▸ Exercise task
Repeat exactly, and only, the lines from the one that contains "Output the component" to the one that contains "const plotH = H", both ends included. Omit every picture.

--- Information supplied ---

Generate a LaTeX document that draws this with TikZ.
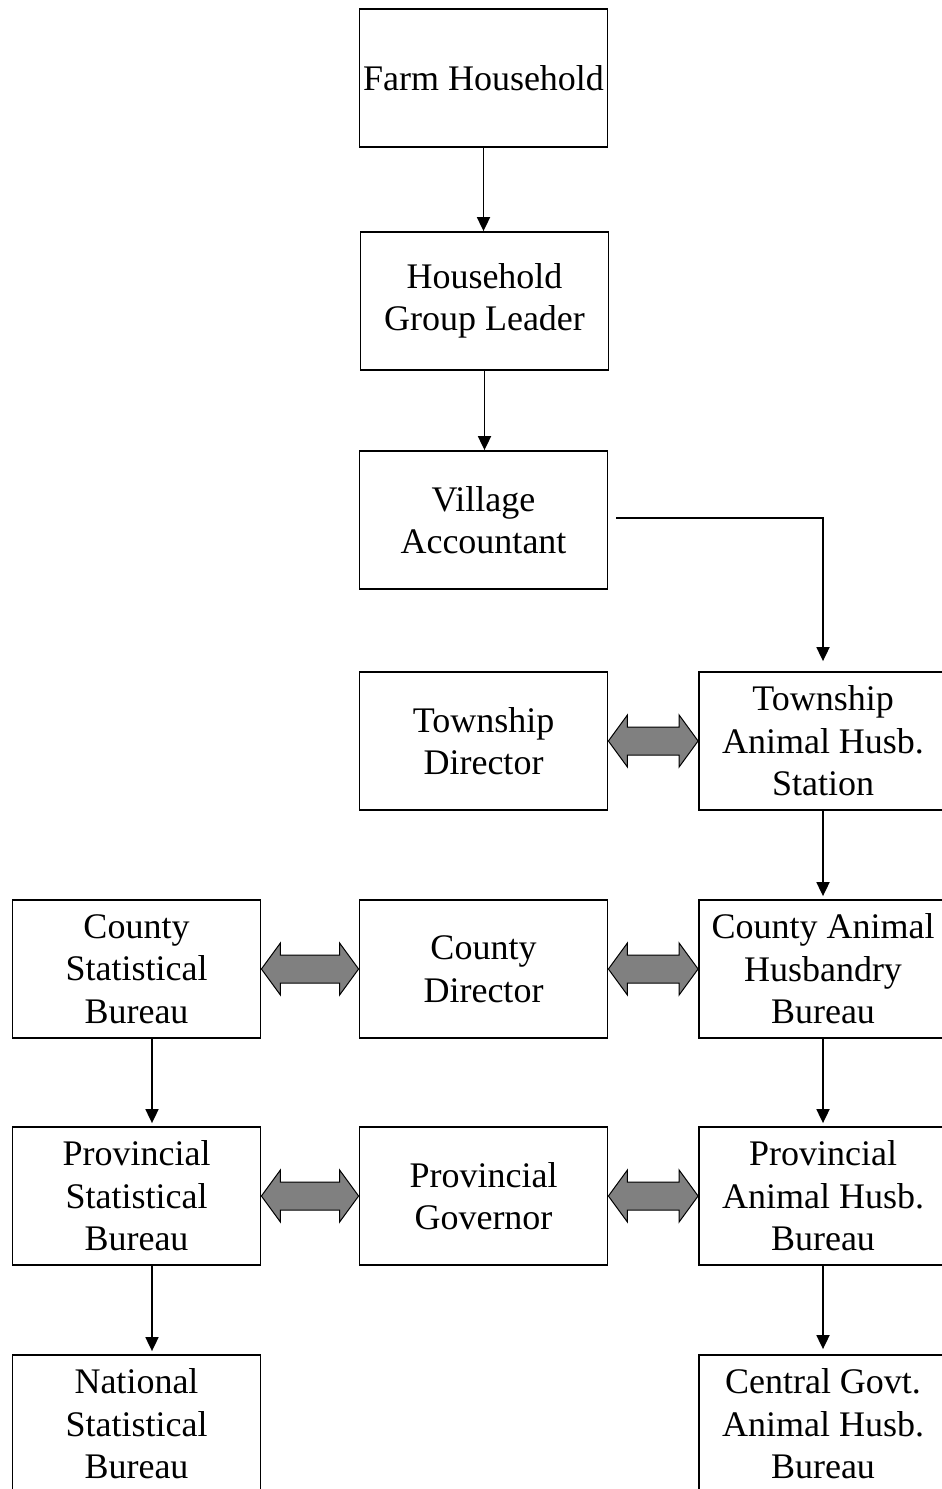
\documentclass[tikz,border=0pt]{standalone}
\usepackage{fontspec}
\setmainfont{Liberation Serif}
\usetikzlibrary{arrows.meta,calc}

% grey two-headed block arrow between two boxes
\newcommand{\dblarrow}[2]{%
  \draw[blockarr] let \p1=(#1.east), \p2=(#2.west) in
    (\x1,\y1) -- (\x1+9.5pt,\y1+13pt) -- (\x1+9.5pt,\y1+7pt)
    -- (\x2-9.5pt,\y1+7pt) -- (\x2-9.5pt,\y1+13pt) -- (\x2,\y1)
    -- (\x2-9.5pt,\y1-13pt) -- (\x2-9.5pt,\y1-7pt)
    -- (\x1+9.5pt,\y1-7pt) -- (\x1+9.5pt,\y1-13pt) -- cycle;}

\begin{document}
\begin{tikzpicture}[x=0.5pt,y=-0.5pt,
  box/.style={draw,line width=0.9pt,minimum width=124pt,minimum height=69pt,
    align=center,inner sep=0pt,font=\fontsize{18}{21.3}\selectfont},
  arr/.style={line width=0.9pt,-{Triangle[width=6.5pt,length=7pt]}},
  blockarr/.style={fill=gray,line width=0.5pt,line join=miter}]
\clip (0,0) rectangle (942,1489);

   \node[box] at (483.5,78)   (farm) {Farm Household};
   \node[box] at (484.5,301)  (leader) {Household\\Group Leader};
   \node[box] at (483.5,520)  (village) {Village\\Accountant};

   \node[box] at (483.5,741)  (towndir) {Township\\Director};
   \node[box] at (823,741)    (townstat) {Township\\Animal Husb.\\Station};

   \node[box] at (136.5,969)  (countystat) {County\\Statistical\\Bureau};
   \node[box] at (483.5,969)  (countydir) {County\\Director};
   \node[box] at (823,969)    (countyah) {County Animal\\Husbandry\\Bureau};

   \node[box] at (136.5,1196) (provstat) {Provincial\\Statistical\\Bureau};
   \node[box] at (483.5,1196) (provgov) {Provincial\\Governor};
   \node[box] at (823,1196)   (provah) {Provincial\\Animal Husb.\\Bureau};

   \node[box] at (136.5,1424) (natstat) {National\\Statistical\\Bureau};
   \node[box] at (823,1424)   (centralah) {Central Govt.\\Animal Husb.\\Bureau};

    % reporting line
    \draw[arr] (farm.south) -- (leader.north -| farm.south);
    \draw[arr] (leader.south) -- (village.north -| leader.south);
    \draw[arr] ([xshift=4pt,yshift=1pt]village.east) -| ([yshift=5pt]townstat.north);

    \draw[arr] (townstat.south) -- ([yshift=1.5pt]countyah.north);
    \draw[arr] (countyah.south) -- ([yshift=1.5pt]provah.north);
    \draw[arr] (provah.south) -- ([yshift=2.5pt]centralah.north);

    \draw[arr] ([xshift=7.75pt]countystat.south) -- ([xshift=7.75pt,yshift=1.5pt]provstat.north);
    \draw[arr] ([xshift=7.75pt]provstat.south) -- ([xshift=7.75pt,yshift=1.5pt]natstat.north);

    % two-way exchange
    \dblarrow{towndir}{townstat}
    \dblarrow{countystat}{countydir}
    \dblarrow{countydir}{countyah}
    \dblarrow{provstat}{provgov}
    \dblarrow{provgov}{provah}

\end{tikzpicture}
\end{document}
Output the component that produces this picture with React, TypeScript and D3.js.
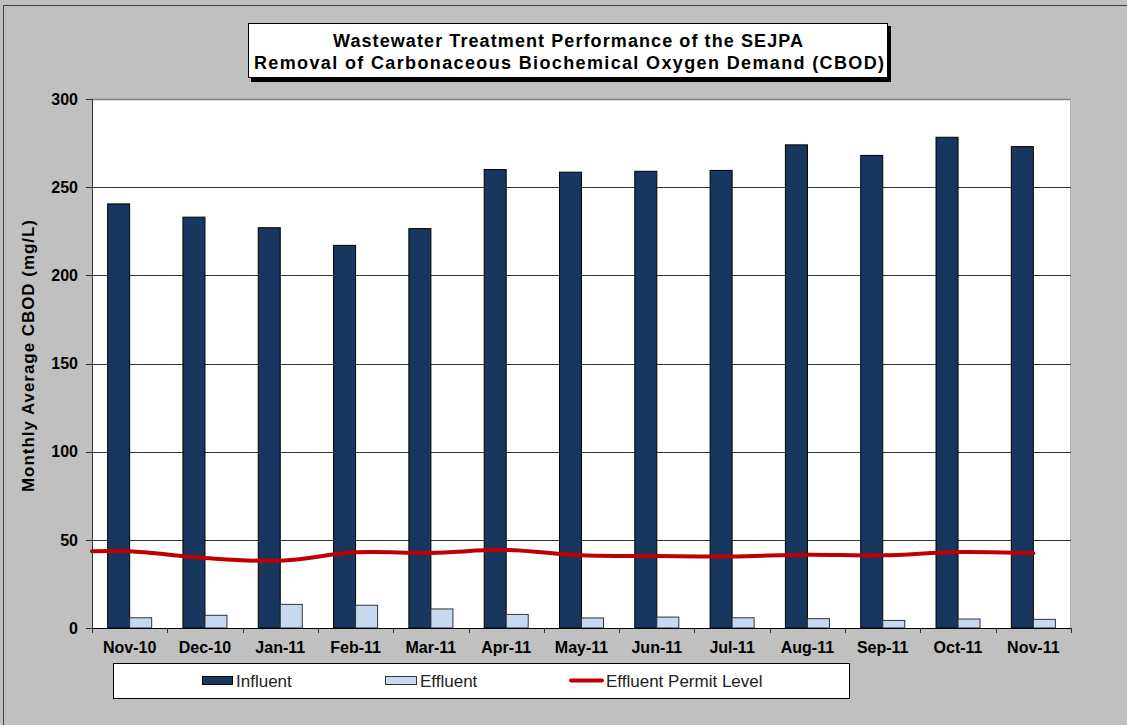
import React from 'react';
import * as d3 from 'd3';

// monthly averages (mg/L)
const months = ['Nov-10', 'Dec-10', 'Jan-11', 'Feb-11', 'Mar-11', 'Apr-11', 'May-11', 'Jun-11', 'Jul-11', 'Aug-11', 'Sep-11', 'Oct-11', 'Nov-11'];
const influent = [240.5, 233, 227, 217, 226.5, 260, 258.5, 259, 259.5, 274, 268, 278.3, 273];
const effluent = [5.8, 7.2, 13.4, 12.9, 10.8, 7.7, 5.7, 6.2, 5.8, 5.3, 4.3, 5.1, 4.9];
const permitLevel = [43.5, 39.7, 38.2, 42.9, 42.6, 44.3, 41.2, 40.8, 40.6, 41.6, 41.2, 43.1, 42.4];
const yTicks = [0, 50, 100, 150, 200, 250, 300];

const W = 1127;
const H = 725;
const margin = { top: 99, right: 56, bottom: 97, left: 92 };
const FONT = '"Liberation Sans", Arial, Helvetica, sans-serif';

const INFLUENT_FILL = '#17375E';
const EFFLUENT_FILL = '#C6D9F1';
const PERMIT_RED = '#C00000';

export default function App() {
    const plotW = W - margin.left - margin.right;
    const plotH = H - margin.top - margin.bottom;

    const x = d3.scaleBand<string>()
        .domain(months)
        .range([margin.left, margin.left + plotW]);

    const y = d3.scaleLinear()
        .domain([0, 300])
        .range([margin.top + plotH, margin.top]);

    // excel-ish gap width: two bars per category, gap ~1.42 bar widths
    const barW = x.bandwidth() / 3.42;
    const groupOffset = (x.bandwidth() - barW * 2) / 2;

    // the permit line runs in from the left edge of the plot
    const permitPts: [number, number][] = [
        [x.range()[0], y(permitLevel[0])],
        ...months.map((m, i) => [x(m)! + x.bandwidth() / 2, y(permitLevel[i])] as [number, number])
    ];
    const permitPath = d3.line().curve(d3.curveCatmullRom.alpha(0.5))(permitPts) || '';

    const x0 = margin.left;
    const x1 = margin.left + plotW;
    const y0 = margin.top + plotH;

    // legend geometry
    const lg = { x: 113, y: 663, w: 736, h: 35 };
    const lgMid = lg.y + lg.h / 2;

    return (
        <svg width={W} height={H} style={{ position: 'absolute', left: 0, top: 0, fontFamily: FONT }}>
            <rect x={0} y={0} width={W} height={H} fill="#C0C0C0" />
            <rect x={3.5} y={5.5} width={W + 20} height={H + 20} fill="none" stroke="#404040" strokeWidth={1} />

            {/* title box with shadow */}
            <rect x={251} y={26} width={640} height={56} fill="#000" />
            <rect x={248.5} y={23.5} width={639} height={54} fill="#fff" stroke="#000" strokeWidth={1} />
            <text x={568} y={47} textAnchor="middle" fontSize={18} fontWeight="bold" fill="#000"
                textLength={470} lengthAdjust="spacing">
                Wastewater Treatment Performance of the SEJPA
            </text>
            <text x={569} y={69} textAnchor="middle" fontSize={18} fontWeight="bold" fill="#000"
                textLength={630} lengthAdjust="spacing">
                Removal of Carbonaceous Biochemical Oxygen Demand (CBOD)
            </text>

            {/* plot area */}
            <rect x={x0} y={margin.top} width={plotW} height={plotH} fill="#fff" />
            <line x1={x0} x2={x1} y1={margin.top + 0.5} y2={margin.top + 0.5} stroke="#808080" strokeWidth={1.5} />
            <line x1={x1 - 0.5} x2={x1 - 0.5} y1={margin.top} y2={y0} stroke="#B0B0B0" strokeWidth={1} />

            {/* gridlines + y ticks */}
            {yTicks.map(t => (
                <g key={t}>
                    {t > 0 && t < 300 && (
                        <line x1={x0} x2={x1} y1={Math.round(y(t)) + 0.5} y2={Math.round(y(t)) + 0.5} stroke="#333" strokeWidth={1} />
                    )}
                    <line x1={x0 - 6} x2={x0} y1={Math.round(y(t)) + 0.5} y2={Math.round(y(t)) + 0.5} stroke="#333" strokeWidth={1} />
                    <text x={78} y={y(t)} dy="0.36em" textAnchor="end" fontSize={16} fontWeight="bold" fill="#000">{t}</text>
                </g>
            ))}

            {/* bars */}
            {months.map((m, i) => {
                const bx = x(m)! + groupOffset;
                return (
                    <g key={m}>
                        <rect x={bx} y={y(influent[i])} width={barW} height={y0 - y(influent[i])}
                            fill={INFLUENT_FILL} stroke="#000" strokeWidth={1} />
                        <rect x={bx + barW} y={y(effluent[i])} width={barW} height={y0 - y(effluent[i])}
                            fill={EFFLUENT_FILL} stroke="#333" strokeWidth={1} />
                    </g>
                );
            })}

            {/* permit level line */}
            <path d={permitPath} fill="none" stroke={PERMIT_RED} strokeWidth={4} strokeLinecap="round" />

            {/* axes */}
            <line x1={x0 + 0.5} x2={x0 + 0.5} y1={margin.top} y2={y0} stroke="#333" strokeWidth={1} />
            <line x1={x0} x2={x1} y1={Math.round(y0) + 0.5} y2={Math.round(y0) + 0.5} stroke="#000" strokeWidth={1.2} />
            {[...months.map(m => x(m)!), x1].map((tx, i) => (
                <line key={i} x1={Math.round(tx) + 0.5} x2={Math.round(tx) + 0.5} y1={y0} y2={y0 + 5} stroke="#333" strokeWidth={1} />
            ))}
            {months.map(m => (
                <text key={m} x={x(m)! + x.bandwidth() / 2} y={653} textAnchor="middle" fontSize={16} fontWeight="bold" fill="#000">{m}</text>
            ))}

            {/* y axis title */}
            <text transform={`translate(34,356) rotate(-90)`} textAnchor="middle"
                fontSize={17} fontWeight="bold" fill="#000" textLength={272} lengthAdjust="spacing">
                Monthly Average CBOD (mg/L)
            </text>

            {/* legend */}
            <rect x={lg.x + 0.5} y={lg.y + 0.5} width={lg.w} height={lg.h} fill="#fff" stroke="#000" strokeWidth={1} />
            <rect x={202.5} y={lgMid - 4} width={30} height={8} fill={INFLUENT_FILL} stroke="#000" strokeWidth={1} />
            <text x={236} y={lgMid} dy="0.36em" fontSize={17} fill="#222">Influent</text>
            <rect x={385.5} y={lgMid - 4} width={31} height={8} fill={EFFLUENT_FILL} stroke="#333" strokeWidth={1} />
            <text x={420} y={lgMid} dy="0.36em" fontSize={17} fill="#222">Effluent</text>
            <line x1={571} x2={602} y1={lgMid} y2={lgMid} stroke={PERMIT_RED} strokeWidth={4} strokeLinecap="round" />
            <text x={606} y={lgMid} dy="0.36em" fontSize={17} fill="#222">Effluent Permit Level</text>
        </svg>
    );
}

---

▸ Final result
Output the component that produces this picture with React, TypeScript and D3.js.
import React from 'react';
import * as d3 from 'd3';

// monthly averages (mg/L)
const months = ['Nov-10', 'Dec-10', 'Jan-11', 'Feb-11', 'Mar-11', 'Apr-11', 'May-11', 'Jun-11', 'Jul-11', 'Aug-11', 'Sep-11', 'Oct-11', 'Nov-11'];
const influent = [240.5, 233, 227, 217, 226.5, 260, 258.5, 259, 259.5, 274, 268, 278.3, 273];
const effluent = [5.8, 7.2, 13.4, 12.9, 10.8, 7.7, 5.7, 6.2, 5.8, 5.3, 4.3, 5.1, 4.9];
const permitLevel = [43.5, 39.7, 38.2, 42.9, 42.6, 44.3, 41.2, 40.8, 40.6, 41.6, 41.2, 43.1, 42.4];
const yTicks = [0, 50, 100, 150, 200, 250, 300];

const W = 1127;
const H = 725;
const margin = { top: 99, right: 56, bottom: 97, left: 92 };
const FONT = '"Liberation Sans", Arial, Helvetica, sans-serif';

const INFLUENT_FILL = '#17375E';
const EFFLUENT_FILL = '#C6D9F1';
const PERMIT_RED = '#C00000';

export default function App() {
    const plotW = W - margin.left - margin.right;
    const plotH = H - margin.top - margin.bottom;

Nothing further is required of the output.